We, as a development community, resemble the scientific community where people can built upon the work of others. That is why we are able to develop ourselves and our software faster than closed source software. And there are, like in the scientific community, different schools. I think this diversity is an asset. The most important thing is, however, that we continue to share the same ideal, because in the end we all win.


Unknown said...

I just stumbled upon your blog and I'm not familiar with Forth at all, but reading how you approximated all those functions using Taylor series I just figured I'd drop my two cents. If I recall correctly it's cheaper (computational wise) to use Chebyshev series; you usually get the same accuracy using a lower degree polynomial compared to Taylor series. And I'm positive that your Sinclair ZX Spectrum used Chebyshev series in it's math library.

Paravantis said...

Hello, this is John Paravantis, 6 years after I had requested that floating point be added to 4tH.
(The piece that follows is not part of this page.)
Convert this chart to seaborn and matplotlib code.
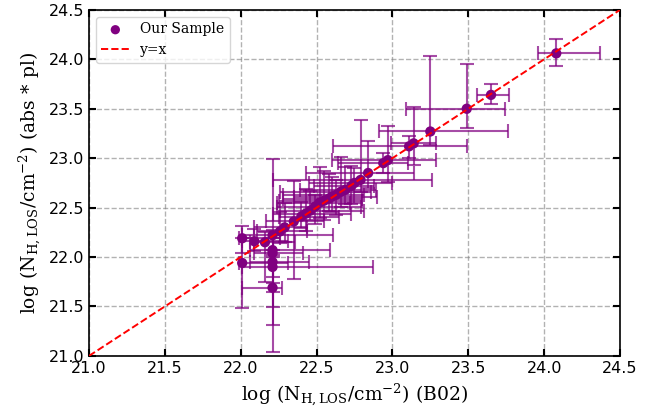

I read your interesting post and could not help noticing you appear to be somewhat ...proud you turned Bill McCarthy and me down in our requests to add floating point arithmetic to 4tH.

Perhaps, if you HAD done so, 4tH would be more actively sought out and used instead of being committed to the dustbin of programming oddities that once were BUT have since died a peaceful and lonely death.

As a more general remark, I really liked Forth as a language BUT the lack of ANY serious tools pretty much forced my hand in switching to more "modern" languages.

Whatever. This is all water under the bridge now.

I leave you with friendly regards from the world of C++, Java and Visual Basic here at the Department of Digital Systems of the University of Piraeus in Greece.

John Paravantis

The Beez' said...

I'm sorry John, I reread what I've written and I still remember writing it, I can't find any pride in turning people down. That's not where an Open Source programmer gets his pride from.

I am proud that I didn't forget your request and implemented it when the time was right. Note that 4tH was quite another beast at that time and there were other things to solve, like include files, multiple open files and 64 bit support.

I'm proud I spent days researching Taylor series and Briggs algorithms, since those weren't in the Eckert sources. I'm proud I fixed several bugs in a source matter that I'm not familiar with. I'm proud of every single user that uses the tool and is happy with it. I'm proud of every user that tells me I've done a good job.

I regret every user in the past that saw 4tH was not quite ready and moved away from it. I regret I can't spent all the time to 4tH that I want, so its progress is limited.

I can understand your bitterness a little bit, having to work with the likes of Visual Basic, Java and C++. That wouldn't be my choice either ;-)

Note a programmer recently added FP himself with ease, preferring native FP for speed considerations. It might have been a option to you at the time and I would have supported you as I am supporting him. That's Open source, mate.